# check work 3

• Feb 22nd 2009, 06:32 AM
william
check work 3
1. which of the following statements are true for f(x)=-2(x-1)(x-2)(x+3)

i) as x-> infinity, f(x)-> -infinity
ii) as x-> infinity, f(x)-> infinity
iii) as x-> -infinity, f(x)-> -infinity
iv) as x-> -infinity,f(x)-> infinity

a) i and iv
b) i and ii
c) i
d) i and iii

my choice: d)

2. which statement is true

a) a degree 4 function may have no real zero
b) a degree 4 function may have 1 or 2 real zeros
c) a degree 4 function may have 3 or 4 real zeros
d) all of the above

my choice: c)
• Feb 22nd 2009, 06:35 AM
Mush
Quote:

Originally Posted by william
1. which of the following statements are true for f(x)=-2(x-1)(x-2)(x+3)

i) as x-> infinity, f(x)-> -infinity
ii) as x-> infinity, f(x)-> infinity
iii) as x-> -infinity, f(x)-> -infinity
iv) as x-> -infinity,f(x)-> infinity

a) i and iv
b) i and ii
c) i
d) i and iii

my choice: d)

2. which statement is true

a) a degree 4 function may have no real zero
b) a degree 4 function may have 1 or 2 real zeros
c) a degree 4 function may have 3 or 4 real zeros
d) all of the above

my choice: c)

d would be true of the equation didn't have a minus sign in the beginning. But it does. So it's a.

All of the above are true for 2.
• Feb 22nd 2009, 06:44 AM
james_bond
Quote:

Originally Posted by william
1. which of the following statements are true for f(x)=-2(x-1)(x-2)(x+3)

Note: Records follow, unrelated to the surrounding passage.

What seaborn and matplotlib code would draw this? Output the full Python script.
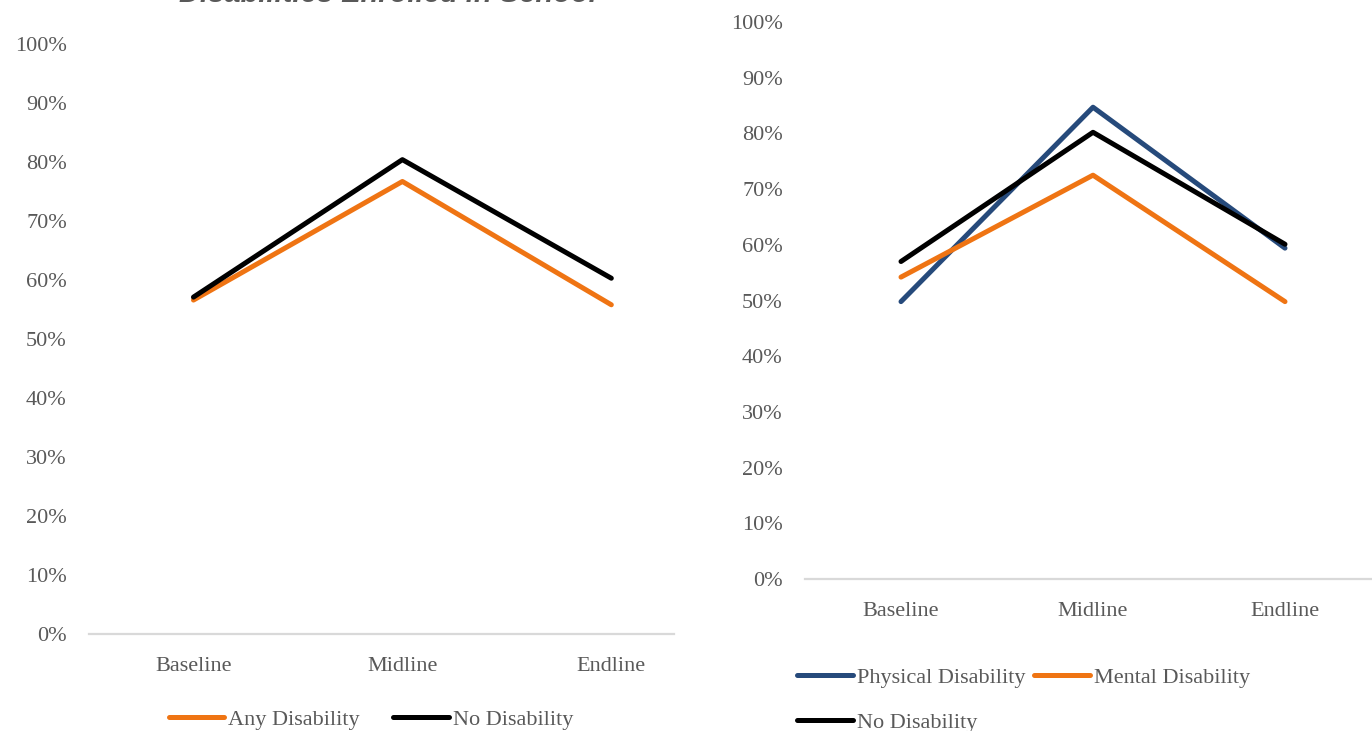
import matplotlib
matplotlib.use("Agg")
import matplotlib.pyplot as plt
import seaborn as sns
import pandas as pd
from matplotlib.ticker import PercentFormatter

# Survey rounds
rounds = ["Baseline", "Midline", "Endline"]

# Left panel: enrollment share, any disability vs. none
any_disability = [0.566, 0.767, 0.558]
no_disability_left = [0.571, 0.804, 0.603]

# Right panel: enrollment share by disability type
physical_disability = [0.498, 0.847, 0.594]
mental_disability = [0.542, 0.725, 0.498]
no_disability_right = [0.570, 0.802, 0.601]

title_text = "Disabilities Enrolled in School"
yticks = [0.0, 0.1, 0.2, 0.3, 0.4, 0.5, 0.6, 0.7, 0.8, 0.9, 1.0]

ORANGE = "#EF7413"
BLACK = "#000000"
BLUE = "#264A7B"
GREY_TXT = "#595959"
AXIS_GREY = "#D9D9D9"

sns.set_theme(style="white")
plt.rcParams["font.family"] = ["Liberation Serif", "DejaVu Serif"]

W, H = 1372, 731
fig = plt.figure(figsize=(W / 100, H / 100), dpi=100)


def frac_box(x0, x1, y_top, y_bot):
    return [x0 / W, 1 - y_bot / H, (x1 - x0) / W, (y_bot - y_top) / H]


ax1 = fig.add_axes(frac_box(89, 674, 44, 634))
ax2 = fig.add_axes(frac_box(805, 1381, 22, 579))

LW = 3.6

left_df = pd.DataFrame({"Round": rounds, "Any Disability": any_disability,
                        "No Disability": no_disability_left})
right_df = pd.DataFrame({"Round": rounds, "Physical Disability": physical_disability,
                         "Mental Disability": mental_disability,
                         "No Disability": no_disability_right})

sns.lineplot(data=left_df, x="Round", y="Any Disability", color=ORANGE, lw=LW,
             label="Any Disability", ax=ax1, solid_capstyle="round")
sns.lineplot(data=left_df, x="Round", y="No Disability", color=BLACK, lw=LW,
             label="No Disability", ax=ax1, solid_capstyle="round")

sns.lineplot(data=right_df, x="Round", y="Physical Disability", color=BLUE, lw=LW,
             label="Physical Disability", ax=ax2, solid_capstyle="round")
sns.lineplot(data=right_df, x="Round", y="Mental Disability", color=ORANGE, lw=LW,
             label="Mental Disability", ax=ax2, solid_capstyle="round")
sns.lineplot(data=right_df, x="Round", y="No Disability", color=BLACK, lw=LW,
             label="No Disability", ax=ax2, solid_capstyle="round")

for ax, xr in ((ax1, 2.30), (ax2, 2.5)):
    ax.set_xlim(-0.5, xr)
    ax.set_ylim(0, 1.0)
    ax.set_yticks(yticks)
    ax.yaxis.set_major_formatter(PercentFormatter(1.0, decimals=0))
    ax.set_xlabel("")
    ax.set_ylabel("")
    for s in ("top", "right", "left"):
        ax.spines[s].set_visible(False)
    ax.spines["bottom"].set_color(AXIS_GREY)
    ax.spines["bottom"].set_linewidth(1.6)
    ax.tick_params(axis="y", length=0, pad=16, labelsize=16, labelcolor=GREY_TXT)
    ax.tick_params(axis="x", length=0, pad=16.5, labelsize=16, labelcolor=GREY_TXT)
    ax.grid(False)
    ax.patch.set_alpha(0)
    ax.get_legend().remove()

# Legends below each panel
h1, l1 = ax1.get_legend_handles_labels()
fig.legend(h1, l1, loc="center", bbox_to_anchor=(371 / W, 1 - 720 / H), ncol=2,
           frameon=False, fontsize=16, labelcolor=GREY_TXT, handlelength=2.5,
           handletextpad=0.18, columnspacing=1.5, borderpad=0)

h2, l2 = ax2.get_legend_handles_labels()
order = [0, 2, 1]
fig.legend([h2[i] for i in order], [l2[i] for i in order], loc="upper left",
           bbox_to_anchor=(797 / W, 1 - 667 / H), ncol=2, frameon=False,
           fontsize=16, labelcolor=GREY_TXT, handlelength=2.5, handletextpad=0.18,
           columnspacing=0.4, labelspacing=1.12, borderpad=0, borderaxespad=0)

# Chart heading, partly clipped by the top edge
fig.text(388 / W, 1 - 2 / H, title_text, ha="center", va="baseline",
         fontsize=21, fontweight="bold", fontstyle="italic", color=GREY_TXT,
         family=["Liberation Sans", "DejaVu Sans"])

fig.savefig("out.png", dpi=100)
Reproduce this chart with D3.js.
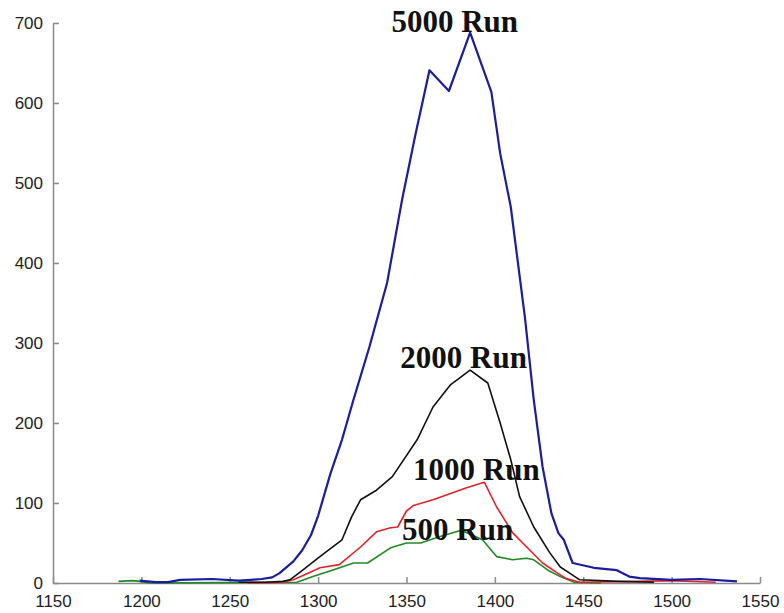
<!DOCTYPE html>
<html>
<head>
<meta charset="utf-8">
<script src="https://cdn.jsdelivr.net/npm/d3@7"></script>
<style>
  body { margin: 0; background: #fff; }
  .axis path, .axis line { stroke: #8a8a8a; stroke-width: 1.5; }
  .axis text { font-family: "Liberation Sans", Arial, sans-serif; font-size: 17px; fill: #222; }
  .runlabel { font-family: "Liberation Serif", "Times New Roman", serif; font-weight: bold; font-size: 31px; fill: #111; }
</style>
</head>
<body>
<script>
// tick values
var xTicks = [1150, 1200, 1250, 1300, 1350, 1400, 1450, 1500, 1550];
var yTicks = [0, 100, 200, 300, 400, 500, 600, 700];

// 5000 run (blue)
var run5000X = [1199, 1208, 1215, 1222, 1240, 1255, 1262, 1268, 1274, 1278, 1286, 1291, 1296, 1300, 1307, 1313.5, 1320, 1329, 1339, 1347.5, 1355, 1363, 1374, 1386, 1398, 1403, 1409, 1417, 1422, 1427, 1432, 1436, 1439, 1444, 1456, 1469, 1476, 1482, 1500, 1516, 1537];
var run5000Y = [3, 1, 1, 4, 5, 3, 4, 5, 7, 12, 27, 41, 60, 84, 137, 179, 229, 295, 375, 479, 560, 641, 615, 688, 614, 537, 470, 332, 229, 145, 87, 62, 54, 25, 19, 16, 8, 6, 4, 5, 2];

// 2000 run (black)
var run2000X = [1255, 1270, 1280, 1284, 1290, 1301, 1313.5, 1319, 1324, 1333, 1342, 1356, 1365, 1375, 1386, 1396, 1403, 1409, 1414, 1422, 1431, 1437, 1442.5, 1448, 1470, 1490];
var run2000Y = [1, 1, 2, 4, 14, 33, 54, 83, 104, 116, 133, 179, 220, 248, 266, 250, 200, 154, 108, 70, 38, 20, 12, 4, 2, 1];

// 1000 run (red)
var run1000X = [1260, 1280, 1286, 1294, 1301, 1312, 1324, 1333, 1341, 1345, 1350, 1354, 1365, 1384, 1394, 1401, 1410, 1418, 1427, 1435, 1440, 1448, 1480, 1500, 1525];
var run1000Y = [0, 1, 4, 12, 19, 23, 45, 64, 69, 70, 90, 97, 104, 119, 126, 95, 63, 45, 25, 13, 6, 1, 2, 3, 1];

// 500 run (green)
var run500X = [1187, 1195, 1199, 1205, 1288, 1297, 1308, 1320, 1328, 1341, 1350, 1358, 1369, 1381, 1393, 1401, 1410, 1418, 1422, 1430, 1437, 1445, 1460];
var run500Y = [2, 3, 2, 0, 1, 8, 16, 25, 25, 44, 50, 50, 58, 66, 54, 33, 29, 31, 29, 16, 8, 1, 0];

// labels: text, x, y (data units, left/baseline)
var labelText = ["5000 Run", "2000 Run", "1000 Run", "500 Run"];
var labelX = [1341.5, 1346.5, 1353.7, 1347.5];
var labelY = [689, 269, 129, 54];

function main() {
    var width = 784, height = 613;
    var left = 53, right = 760, top = 23, bottom = 583;

    var svg = d3.select("body")
      .append("svg")
      .attr("width", width)
      .attr("height", height);

    var x = d3.scaleLinear().domain([1150, 1550]).range([left, right]);
    var y = d3.scaleLinear().domain([0, 700]).range([bottom, top]);

    svg.append("g")
      .attr("class", "axis")
      .attr("transform", "translate(0," + bottom + ")")
      .call(d3.axisBottom(x).tickValues(xTicks).tickSize(-6).tickSizeOuter(0).tickPadding(12).tickFormat(d3.format("d")));

    svg.append("g")
      .attr("class", "axis")
      .attr("transform", "translate(" + left + ",0)")
      .call(d3.axisLeft(y).tickValues(yTicks).tickSize(-6).tickSizeOuter(0).tickPadding(10).tickFormat(d3.format("d")));

    var series = [
        { xs: run500X, ys: run500Y, color: "#1f8a24", w: 1.6 },
        { xs: run1000X, ys: run1000Y, color: "#e3232c", w: 1.6 },
        { xs: run2000X, ys: run2000Y, color: "#111111", w: 1.6 },
        { xs: run5000X, ys: run5000Y, color: "#1c1c9e", w: 2.2 }
    ];

    var line = d3.line()
      .x(function (d) { return x(d[0]); })
      .y(function (d) { return y(d[1]); });

    svg.selectAll("path.run")
      .data(series)
      .enter()
      .append("path")
      .attr("class", "run")
      .attr("fill", "none")
      .attr("stroke", function (d) { return d.color; })
      .attr("stroke-width", function (d) { return d.w; })
      .attr("stroke-linejoin", "round")
      .attr("d", function (d) { return line(d3.zip(d.xs, d.ys)); });

    svg.selectAll("text.runlabel")
      .data(labelText)
      .enter()
      .append("text")
      .attr("class", "runlabel")
      .attr("x", function (d, i) { return x(labelX[i]); })
      .attr("y", function (d, i) { return y(labelY[i]); })
      .text(function (d) { return d; });
}
main();
</script>
</body>
</html>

i) as x-> infinity, f(x)-> -infinity
ii) as x-> infinity, f(x)-> infinity
iii) as x-> -infinity, f(x)-> -infinity
iv) as x-> -infinity,f(x)-> infinity

a) i and iv
b) i and ii
c) i
d) i and iii

my choice: d) <-WRONG the answer is a)

2. which statement is true

a) a degree 4 function may have no real zero
b) a degree 4 function may have 1 or 2 real zeros
c) a degree 4 function may have 3 or 4 real zeros
d) all of the above

my choice: c) <- WRONG I think they want answer d)

For Q2:
Any quartic can either have:

4 real roots -> quartic expressible in terms of a product of 4 linear factors

2 real roots -> quartic expressible in terms of a product of quadratic (with no real roots) and 2 linear factors

no real roots -> quartic expressible in terms of a product of 2 quadratic factors (with no real roots).